Problem to work on: Restate the listing below word for word, omitting any images.
-- Start of Provided data --
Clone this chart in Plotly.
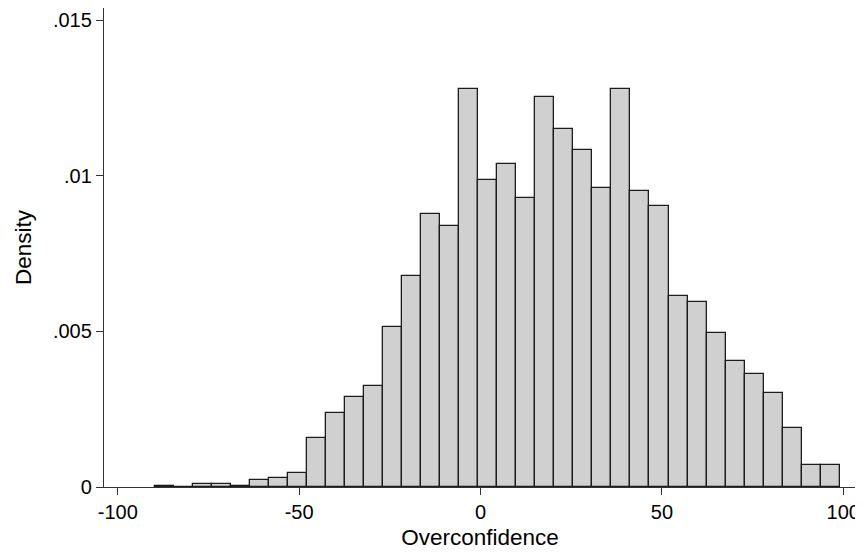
import plotly.graph_objects as go

# Histogram bins (Overconfidence) and densities
bin_start = -89.8
bin_width = 5.245
density = [0.00002, 0.0, 0.00010, 0.00010, 0.00003, 0.00023, 0.00028, 0.00046,
           0.00157, 0.00239, 0.00288, 0.00325, 0.00514, 0.00677, 0.00879, 0.00840,
           0.01281, 0.00988, 0.01037, 0.00930, 0.01254, 0.01151, 0.01083, 0.00961,
           0.01281, 0.00952, 0.00902, 0.00613, 0.00595, 0.00496, 0.00405, 0.00364,
           0.00302, 0.00189, 0.00072, 0.00072]
x_ticks = [-100, -50, 0, 50, 100]
x_ticklabels = ["-100", "-50", "0", "50", "100"]
y_ticks = [0, 0.005, 0.01, 0.015]
y_ticklabels = ["0", ".005", ".01", ".015"]

centers = [bin_start + bin_width * (i + 0.5) for i in range(len(density))]

fig = go.Figure(go.Bar(
    x=centers, y=density, width=bin_width,
    marker=dict(color="#d0d0d0", line=dict(color="#1c1c1c", width=1.3)),
))

tick_font = dict(family="Liberation Sans, Arial, Helvetica, sans-serif", size=20, color="#000")
title_font = dict(family="Liberation Sans, Arial, Helvetica, sans-serif", size=22.5, color="#000")
axis_common = dict(showline=True, linecolor="#333", linewidth=1.3, mirror=True,
                   ticks="outside", ticklen=7, tickwidth=1.2, tickcolor="#333",
                   showgrid=False, zeroline=False, tickfont=tick_font)

# page body has an 8px margin, so the figure is offset by 8px right and down
fig.update_layout(
    width=855, height=546,
    margin=dict(l=96, r=7, t=0, b=67),
    paper_bgcolor="white", plot_bgcolor="white",
    showlegend=False, bargap=0,
    xaxis=dict(range=[-103.8, 103.5], tickvals=x_ticks, ticktext=x_ticklabels,
               title=dict(text="Overconfidence", font=title_font, standoff=7), **axis_common),
    yaxis=dict(range=[0, 0.0154], tickvals=y_ticks, ticktext=y_ticklabels,
               title=dict(text="Density", font=title_font, standoff=15), **axis_common),
)

fig.write_html("out.html")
-- End of Provided data --
Output for this exercise:
Clone this chart in Plotly.
import plotly.graph_objects as go

# Histogram bins (Overconfidence) and densities
bin_start = -89.8
bin_width = 5.245
density = [0.00002, 0.0, 0.00010, 0.00010, 0.00003, 0.00023, 0.00028, 0.00046,
           0.00157, 0.00239, 0.00288, 0.00325, 0.00514, 0.00677, 0.00879, 0.00840,
           0.01281, 0.00988, 0.01037, 0.00930, 0.01254, 0.01151, 0.01083, 0.00961,
           0.01281, 0.00952, 0.00902, 0.00613, 0.00595, 0.00496, 0.00405, 0.00364,
           0.00302, 0.00189, 0.00072, 0.00072]
x_ticks = [-100, -50, 0, 50, 100]
x_ticklabels = ["-100", "-50", "0", "50", "100"]
y_ticks = [0, 0.005, 0.01, 0.015]
y_ticklabels = ["0", ".005", ".01", ".015"]

centers = [bin_start + bin_width * (i + 0.5) for i in range(len(density))]

fig = go.Figure(go.Bar(
    x=centers, y=density, width=bin_width,
    marker=dict(color="#d0d0d0", line=dict(color="#1c1c1c", width=1.3)),
))

tick_font = dict(family="Liberation Sans, Arial, Helvetica, sans-serif", size=20, color="#000")
title_font = dict(family="Liberation Sans, Arial, Helvetica, sans-serif", size=22.5, color="#000")
axis_common = dict(showline=True, linecolor="#333", linewidth=1.3, mirror=True,
                   ticks="outside", ticklen=7, tickwidth=1.2, tickcolor="#333",
                   showgrid=False, zeroline=False, tickfont=tick_font)

# page body has an 8px margin, so the figure is offset by 8px right and down
fig.update_layout(
    width=855, height=546,
    margin=dict(l=96, r=7, t=0, b=67),
    paper_bgcolor="white", plot_bgcolor="white",
    showlegend=False, bargap=0,
    xaxis=dict(range=[-103.8, 103.5], tickvals=x_ticks, ticktext=x_ticklabels,
               title=dict(text="Overconfidence", font=title_font, standoff=7), **axis_common),
    yaxis=dict(range=[0, 0.0154], tickvals=y_ticks, ticktext=y_ticklabels,
               title=dict(text="Density", font=title_font, standoff=15), **axis_common),
)

fig.write_html("out.html")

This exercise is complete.